Aller simple suivi de L'Hôte impénitent, Erri De Luca, traduit de l'italien par Danièle Valin, bilingue, « Poésie », Gallimard, 320p., 9, 50 euro.
Dans notre hexagone, on connaît bien l'oeuvre en prose d'Erri De Luca, mais guère sa poésie. Cette édition vient à point nommé offrir cette possibilité de mieux connaître cet auteur. Je dois dire que je ne l'apprécie pas beaucoup, ni comme écrivain, ni comme personnage public. Il est entré dans le groupuscule d'extrême gauche Lotta Continua en 1968 et aurait renoncé à la lutte politique en 1976. Grand bien lui fasse. Il a toujours joué sur une image de prolétaire (alors qu'en tant qu'auteur à succès, il doit ne pas être franchement dans le besoin) - il a une bibliographie longue comme le bras) à partir de 1989, quand a paru son premier ouvrage chez Feltrinelli (comme par hasard), Non ora, non qui. Quand il parle de sa situation sociale dans sa jeunesse, il déclare : « J'ai fait le métier le plus vieux du monde. Pas la prostituée, mais l'équivalent masculin, l'ouvrier, : qui vend son corps de force de travail. » Et quand il est invité à paraître à la télévision, il se présente très souvent avec une chemise à carreau typique des travailleurs de force et surtout des maçons dont il a fait partie.
Il se dit autodidacte et joue beaucoup sur ses origines modestes. Pour moi, c'est un comédien au talent incomparable. Nous voilà donc avec un homme de lettres inculte et manuel, qui nous fait songer aux figures issues de la littérature naturaliste. Erri De Luca est un personnage d'Emile Zola ! Mais c'est en réalité un homme habile et malin, qui a trouvé une formule en or pour fabriquer ses livres qui sont en général très minces, écrits avec beaucoup de simplicité et qui aborde des sujets en vogue. Je dois reconnaître que sa poésie est meilleure que sa prose, mais elle demeure assez peu faite pour transporter. On y retrouve beaucoup de truismes et d'idées faciles, où tout un chacun peut se reconnaître sans difficulté. Je ne lui demande pas d'être un hermétiste, un façonneur de mots comme Mallarmé ou Ungaretti. Mais peut-être de considérer la chose littéraire comme autre chose qu'un piège ingénieux où faire tomber ses lecteurs aveuglés.
Hiver 1814, Michel Bernard, « la petite vermillon », Editions de la Table Ronde, 272p., 7, 80 euro.

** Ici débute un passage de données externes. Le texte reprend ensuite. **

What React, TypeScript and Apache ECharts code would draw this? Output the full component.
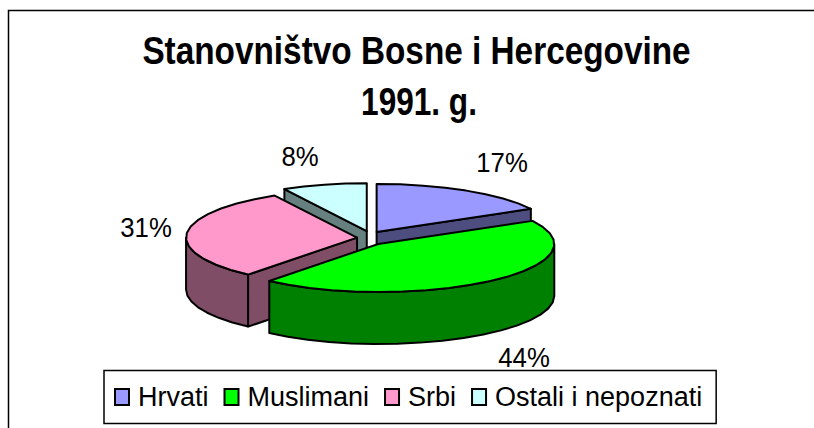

Michel Bernard a choisi un beau sujet, qui nous rappelle, pour les enfants de ma génération en tout cas, les livres d'Erckmann et Chatrian. Cette campagne qui a marqué la fin du Premier Empire (Waterloo n'a été que la tentative désespérée de rejouer cette partie), a inspiré, comme celle de Waterloo, foule d'écrivains de Stendhal à Joseph Roth, en passant par Louis Aragon. Michel Bernard, est quasiment devenu écrivain en rappelant les mouvements et les affrontements de cette campagne titanesque où l'empereur a surpris tout le monde par sa capacité tactique qui aurait pu le conduire à la victoire malgré le nombre incroyablement supérieurs des forces coalisées. Cela nous donne un livre curieux, à mi)chemin entre le roman et la chronique militaire, où l'écrivain s'est rapproché au plus près de la réalité historique. D'autre part, il a tenté de brossé un portrait de cet homme hors du commun, qui a cru, contre vents et marées, contre tous ceux qui l'entouraient, que tout était encore possible.
Il y avait sans doute quelque chose de profondément désespéré dans l'esprit du génial condottiere, mais il devait aussi y avoir cette énergie titanesque que peut faire jaillir une situation telle que celle-là. La Grande Armée n'était pas à l'agonie. Elle était tout simplement surclassée en nombre. Cette sombre année de notre histoire qui a vu les cosaques bivouaquer aux Champs-Elysées. Michel Bernard a réussi là un livre merveilleux, qui nous fait revivre les principaux épisodes de cette colossale empoignade où ses pires ennemis ont finalement été les plus proches de ses collaborateurs. Il a très bien su nous présenter cet homme qui défie le destin, sans l'idéaliser et sans non plus le diminuer. Ce n'est pas un portrait officiel, mais ce n'est pas non plus une caricature.
Il a tenté de se rapprocher au plus près des pensées de quelqu'un qui s'est retrouvé devant un défi presque impossible à relever. C'est écrit avec beaucoup d'économie dans les moyens littéraires mis en oeuvre, mais aussi avec la capacité de pointer les questions épineuses et les dilemmes les plus graves - ce qui nécessite une certaine subtilité et une intelligence véritable dans la lecture de ce passé. Il faut saluer le talent de Michel Bernard et aussi un certain sens de l'impensable coup de dé belliqueux, celui qui a fait vaincre et Alexandre le Grand et Jules César après lui et qui, dans ces circonstance, ne lui pas été favorable quelque furent ses facultés qui ont été immenses et son intelligence tactique. Napoléon Ier ne sort pas grandi de ces pages, mais peut-être plus humain et plus attachant, ce n'est pas une statue de marbre ou un être mythique.